満月になってからの月が好き

 待合室に座ったら、みんながスマホを持っている。だから私も持ってみた。用事のふりしてスクロール。横目でとなりの人を見て、用事のふりしてスクロール。彼は私を見ていない。紺のジャンパーを脱いでいる。冬の外は寒いのに、ここは春くらい暑い。

 最近、夢を続きから見る。同じとこから始まって、終わり方はいつも違う。私の意志で動けたり、お話ができる。「めんせきむ」ってやつ。(あ、声に出ちゃった) 横目でとなりの人を見て、多分音楽を聴いてる。この人は、名前を呼ばれたらどうするんだろう。

 昔から友達はいなかった。でも夢の中では四、五人いた。幼馴染みみたいな仲だった。現実では会ったことがない。仲がよくてしょっちゅう遊んだ。ずっと一緒にいたいと思うくらい。名前とか、見た目とか、でもはっきり覚えてない。(それにしても、まだかなあ) 急いでるわけじゃない。何もすることがないのに、用事のふりしてスクロール。ちょっと飽きてきた。飽きてきたというか、なんだかちょっと恥ずかしい。

 夢を続きから見るようになったのは、十七歳になってから。中学校ではいじめられて、高校はつまらなくて辞めちゃった。お昼はお母さんを手伝って、夜に寝たら夢を見る。友達と遊んで、朝起きる。なにも嫌なことなかった。

 診察室から先生がでてきて、となりの人の名前を呼んだ。二回目、三回目。音楽を聴いてるせいで聞こえてない。この人は何回か見たことがある気がする。多分、この病院で。知らないふりをした。四回目が呼ばれることはなかった。五分くらい経ってから、私が呼ばれた。携帯をしまって、横目で見たら目が合った。やっちゃった。俺が先じゃないのかって顔してる。知らない。音楽聴いてる方が悪い。

 先生はいつも難しい話をする。私は薬がほしいだけ。でも、何でみんなに会いたいのに眠れないんだろう。(遠足の前の日に眠れないみたいなやつかな) 「聞いてますか?」 あ、ごめんなさい。先生、ちょっと怒ってる。

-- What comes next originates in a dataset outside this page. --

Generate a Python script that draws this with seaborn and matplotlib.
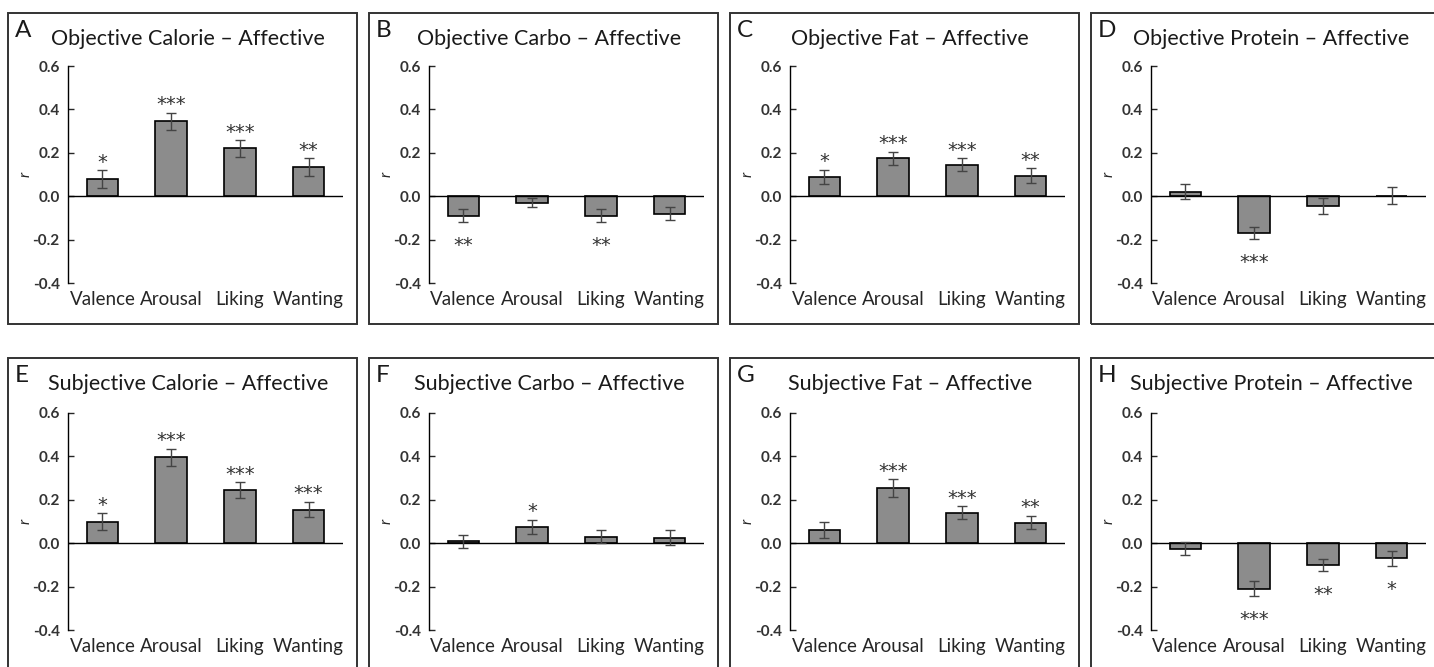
import matplotlib

matplotlib.use("Agg")

import matplotlib.pyplot as plt
import pandas as pd
import seaborn as sns
from matplotlib.patches import Rectangle

categories = ["Valence", "Arousal", "Liking", "Wanting"]
panel_letters = ["A", "B", "C", "D", "E", "F", "G", "H"]
panel_titles = [
    "Objective Calorie \u2013 Affective",
    "Objective Carbo \u2013 Affective",
    "Objective Fat \u2013 Affective",
    "Objective Protein \u2013 Affective",
    "Subjective Calorie \u2013 Affective",
    "Subjective Carbo \u2013 Affective",
    "Subjective Fat \u2013 Affective",
    "Subjective Protein \u2013 Affective",
]

# correlation r, standard error, significance stars per panel
r_obj_calorie = [0.08, 0.345, 0.22, 0.135]
err_obj_calorie = [0.04, 0.038, 0.038, 0.04]
sig_obj_calorie = ["*", "***", "***", "**"]

r_obj_carbo = [-0.09, -0.03, -0.09, -0.08]
err_obj_carbo = [0.03, 0.02, 0.03, 0.03]
sig_obj_carbo = ["**", "", "**", ""]

r_obj_fat = [0.09, 0.175, 0.145, 0.095]
err_obj_fat = [0.033, 0.03, 0.03, 0.033]
sig_obj_fat = ["*", "***", "***", "**"]

r_obj_protein = [0.02, -0.17, -0.045, 0.003]
err_obj_protein = [0.035, 0.028, 0.035, 0.038]
sig_obj_protein = ["", "***", "", ""]

r_subj_calorie = [0.10, 0.395, 0.245, 0.155]
err_subj_calorie = [0.038, 0.04, 0.035, 0.035]
sig_subj_calorie = ["*", "***", "***", "***"]

r_subj_carbo = [0.01, 0.075, 0.03, 0.025]
err_subj_carbo = [0.03, 0.033, 0.03, 0.035]
sig_subj_carbo = ["", "*", "", ""]

r_subj_fat = [0.06, 0.255, 0.14, 0.095]
err_subj_fat = [0.038, 0.04, 0.03, 0.03]
sig_subj_fat = ["", "***", "***", "**"]

r_subj_protein = [-0.025, -0.21, -0.10, -0.07]
err_subj_protein = [0.03, 0.035, 0.028, 0.035]
sig_subj_protein = ["", "***", "**", "*"]

panel_values = [r_obj_calorie, r_obj_carbo, r_obj_fat, r_obj_protein,
                r_subj_calorie, r_subj_carbo, r_subj_fat, r_subj_protein]
panel_errors = [err_obj_calorie, err_obj_carbo, err_obj_fat, err_obj_protein,
                err_subj_calorie, err_subj_carbo, err_subj_fat, err_subj_protein]
panel_sigs = [sig_obj_calorie, sig_obj_carbo, sig_obj_fat, sig_obj_protein,
              sig_subj_calorie, sig_subj_carbo, sig_subj_fat, sig_subj_protein]
y_ticks = [-0.4, -0.2, 0.0, 0.2, 0.4, 0.6]

sns.set_theme(style="white")
plt.rcParams["font.family"] = ["Lato", "DejaVu Sans"]
plt.rcParams["text.color"] = "#1a1a1a"

W, H = 1434, 667
fig = plt.figure(figsize=(W / 100, H / 100), dpi=100)

panel_left = [8, 369, 730, 1091]
panel_top = [13, 358]
panel_w, panel_h = 349, 311
ax_w, ax_h = 275, 217

for idx in range(8):
    row, col = divmod(idx, 4)
    px, py = panel_left[col], panel_top[row]

    fig.patches.append(Rectangle((px / W, 1 - (py + panel_h) / H), panel_w / W, panel_h / H,
                                 transform=fig.transFigure, fill=False,
                                 edgecolor="#333333", linewidth=1.4))
    fig.text((px + 7) / W, 1 - (py + 7) / H, panel_letters[idx], fontsize=17.5,
             ha="left", va="top")
    fig.text((px + 180) / W, 1 - (py + 26) / H, panel_titles[idx], fontsize=15.5,
             ha="center", va="center")

    ax_top = py + 53 if row == 0 else py + 55
    ax = fig.add_axes([(px + 60) / W, 1 - (ax_top + ax_h) / H, ax_w / W, ax_h / H])
    df = pd.DataFrame({"category": categories, "r": panel_values[idx]})
    sns.barplot(data=df, x="category", y="r", order=categories, color="#8c8c8c",
                saturation=1, width=0.46, edgecolor="black", linewidth=1.2,
                errorbar=None, ax=ax)
    ax.errorbar(range(len(categories)), panel_values[idx], yerr=panel_errors[idx],
                fmt="none", ecolor="#444444", elinewidth=1.0, capsize=3.5, capthick=1.0)
    for i, (v, e, s) in enumerate(zip(panel_values[idx], panel_errors[idx], panel_sigs[idx])):
        if not s:
            continue
        base = v + e + 0.012 if v >= 0 else v - e - 0.133
        ax.text(i, base, s, ha="center", va="baseline", fontsize=14,
                family="DejaVu Sans", color="#333333")

    ax.axhline(0, color="black", linewidth=1.0, zorder=1)
    ax.set_xlim(-0.5, 3.5)
    ax.set_ylim(-0.4, 0.6)
    ax.set_yticks(y_ticks)
    ax.set_yticklabels([f"{t:.1f}" for t in y_ticks], fontsize=11, fontweight="bold",
                       color="#333333")
    ax.tick_params(axis="y", direction="in", length=4, width=1, pad=6, left=True)
    ax.tick_params(axis="x", length=0, pad=6, labelsize=13.5)
    ax.set_xlabel("")
    ax.set_ylabel("r", fontstyle="italic", fontsize=11, labelpad=0)
    for side in ["top", "right", "bottom"]:
        ax.spines[side].set_visible(False)
    ax.spines["left"].set_color("black")
    ax.spines["left"].set_linewidth(1.0)
    ax.set_facecolor("none")

fig.savefig("out.png", dpi=100)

 今日はいつもより多めに貰ったけど、何の薬か分からない。もうちょっと先生の話聞いておけばよかった。でも聞いたって分からないし、やっぱり先生が簡単に話してくれればよかった。(それにしても、多すぎるなあ) 六袋もあるよ。七種類もある。 「一個もらってあげよっか?」 あれ、夢の友達。 「何でいるの?」

「うん」「夢だって分かったの?」「だってこんな欠けてる太陽ないもん」 そうだったんだ。うれしいな。最初から、分かってくれてたらよかったのに。